How Peer Pressure Works And What You Can Do To Help Your Child Cope With It
There is significance and a reason behind most old proverbs, and they are rarely inaccurate. Many proverbs say our friends reflect and define who we are, and that’s the meaning of peer pressure. The definition of peer pressure according to Merriam-Webster is “a feeling that one must do the same things as other people of one’s age and social group in order to be liked or respected by them.”
Peer pressure can have a profound impact on the personality development of our children. So, we should know how it works and how we can help our children in dealing with peer pressure. Here are seven facts about peer pressure every parent should know.
Peer pressure: Facts every parent should know
It’s Not Always Negative
You may notice that peer pressure is almost always talked about like it’s a bad thing. Before we go any further, it must be clarified that positive peer pressure exists. You’ll find examples of peer pressure that demonstrate both positive and negative effects. The clearest examples of negative peer pressure are those involving alcohol, cigarettes or drugs. The positive examples may include group studies and motivation to take competitive exams, work harder and bring better results.
Susceptible Age Bracket
Unsurprisingly, teenagers are the most prone to both exerting and giving in to peer pressure. However, this does not mean they are the only ones susceptible to it. People continue to face and often give in to it throughout their lives. However, the probability of peer pressure being extreme and negative is the highest during teenage years.

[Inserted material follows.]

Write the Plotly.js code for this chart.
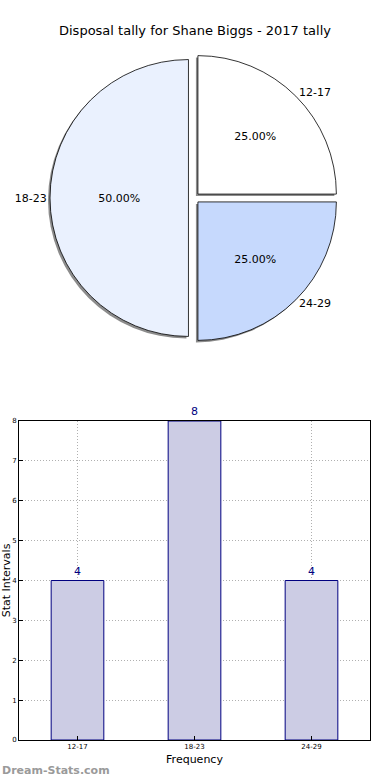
<!DOCTYPE html>
<html><head><meta charset="utf-8">
<script src="https://cdn.plot.ly/plotly-3.0.1.min.js"></script>
<style>html,body{margin:0;padding:0;background:#fff}#c{width:390px;height:780px}</style>
</head><body><div id="c"></div>
<script>
const titleText = 'Disposal tally for Shane Biggs - 2017 tally';
const categories = ['12-17', '18-23', '24-29'];
const counts = [4, 8, 4];
const pieColors = ['#ffffff', '#eaf1fe', '#c6d9fd'];
const barFill = '#ccccE4';
const barEdge = '#000080';
const yTicks = [0,1,2,3,4,5,6,7,8];

const W = 390, H = 780;
const px = x => x / W;
const py = y => 1 - y / H;
const pull = [0.04, 0.04, 0.04];
const pieDom = {x: [px(50), px(338)], y: [py(342), py(54)]};
const shadowDom = {x: [px(48), px(336)], y: [py(344), py(56)]};
const font = 'DejaVu Sans, sans-serif';

const common = {labels: categories, values: counts, type: 'pie', sort: false,
  direction: 'counterclockwise', rotation: 0, pull: pull, hoverinfo: 'none'};

const traces = [
  Object.assign({}, common, {domain: shadowDom, textinfo: 'none',
    marker: {colors: ['#8c8c8c','#8c8c8c','#8c8c8c'], line: {width: 0}}, showlegend: false}),
  Object.assign({}, common, {domain: pieDom, texttemplate: '%{percent:.2%}',
    textposition: 'inside', insidetextorientation: 'horizontal',
    textfont: {family: font, size: 11, color: '#000'},
    marker: {colors: pieColors, line: {color: '#000', width: 0.8}}, showlegend: false}),
  Object.assign({}, common, {domain: pieDom, textinfo: 'label', textposition: 'outside',
    textfont: {family: font, size: 11, color: '#000'},
    marker: {colors: ['rgba(0,0,0,0)','rgba(0,0,0,0)','rgba(0,0,0,0)'], line: {width: 0}},
    showlegend: false}),
  {type: 'bar', x: categories, y: counts, xaxis: 'x', yaxis: 'y', width: 0.45,
    marker: {color: barFill, line: {color: barEdge, width: 1}},
    text: counts.map(String), textposition: 'outside', cliponaxis: false, constraintext: 'none',
    textfont: {family: font, size: 11, color: barEdge}, hoverinfo: 'none', showlegend: false}
];

const layout = {
  width: W, height: H, margin: {l: 0, r: 0, t: 0, b: 0},
  paper_bgcolor: '#fff', plot_bgcolor: '#fff', font: {family: font, color: '#000'},
  title: {text: titleText, font: {family: font, size: 13, color: '#000'}, x: 0.5, xanchor: 'center', y: py(30), yanchor: 'middle'},
  bargap: 0,
  xaxis: {domain: [px(19), px(370)], range: [-0.5, 2.5], type: 'category',
    showline: true, mirror: true, linecolor: '#000', linewidth: 1,
    ticks: 'inside', ticklen: 4, tickcolor: '#000', tickfont: {size: 7, family: font},
    showgrid: true, gridcolor: '#b0b0b0', griddash: '1px,2px', gridwidth: 1, zeroline: false,
    title: {text: 'Frequency', font: {size: 11, family: font}, standoff: 4}, automargin: false},
  yaxis: {domain: [py(740), py(421)], range: [0, 8], tickvals: yTicks,
    showline: true, mirror: true, linecolor: '#000', linewidth: 1,
    ticks: 'inside', ticklen: 4, tickcolor: '#000', tickfont: {size: 7, family: font},
    showgrid: true, gridcolor: '#b0b0b0', griddash: '1px,2px', gridwidth: 1, zeroline: false,
    title: {text: 'Stat Intervals', font: {size: 11, family: font}, standoff: 0}, automargin: false},
  annotations: [{text: '<b>Dream-Stats.com</b>', x: 0, xref: 'paper', xanchor: 'left',
    y: py(770), yref: 'paper', yanchor: 'middle', showarrow: false,
    font: {family: font, size: 11, color: '#9a9a9a'}}]
};

Plotly.newPlot('c', traces, layout, {staticPlot: true, displayModeBar: false});
</script>
</body></html>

Self-Esteem And Peer Pressure
Studies show that people with high self-esteem are less affected by peer pressure as compared to those with low self-esteem. Teenagers are known to have self-esteem and body image issues because they undergo a lot of emotional turbulence. This leaves them seeking external approval in compensation, thereby making them the most vulnerable age group for peer pressure.
Peer Pressure At Work
The phenomenon of peer pressure extends into life after teenage, too, it just changes form. Adults generally have a healthier understanding of their personalities and are therefore higher on self-esteem than teenagers. This makes it difficult for peers to exert much pressure on each other, but they do still influence group behaviour. At times, when this influence intensifies, one may face peer pressure even at work.
Harm Is Mostly Unintentional
Although it may begin sooner, most of the time, peer pressure begins during teenage. It is a result of competitiveness and an aggressive desire to prove oneself; teenagers tend to go to any heights to achieve that. This is also the reason why teenage peer pressure is almost always strongly negative. It takes more ‘guts’ to do outrageous things and teenage is all about rebelling and proving a point. It may even get brutal sometimes, but believe it or not, those involved don’t mean to cause harm. The purpose is purely to gain acceptance and approval from one’s peers and be “the best.”
Nobody Benefits From Negative Peer Pressure
The very concept of peer pressure is highly ironic. Low self-esteem is a side-effect of being unable to approve of oneself, which causes kids to give in to peer pressure. The idea is to gain other people’s approval to mask the absence of their own. But those who give in to peer pressure end up becoming those who exert it on their peers. The cycle is vicious and the impact of negative peer pressure on all those engaging in it is unfortunate. Nobody involved stands to gain anything of value from the experience.
Parental Intervention Matters
As parents, you will most likely face a lot of resistance from your own child if you try to intervene and help them. Peer pressure is all about individuality and fearlessness. Your intervention will make them look weak, and that is their only concern. In their eyes, losing approval might be worse than getting into trouble or harming themselves. However, your intervention can save your children a lot of unnecessary pain. In the times of dangerous online games like the Blue Whale Challenge, your sensibility could matter more than you may realize.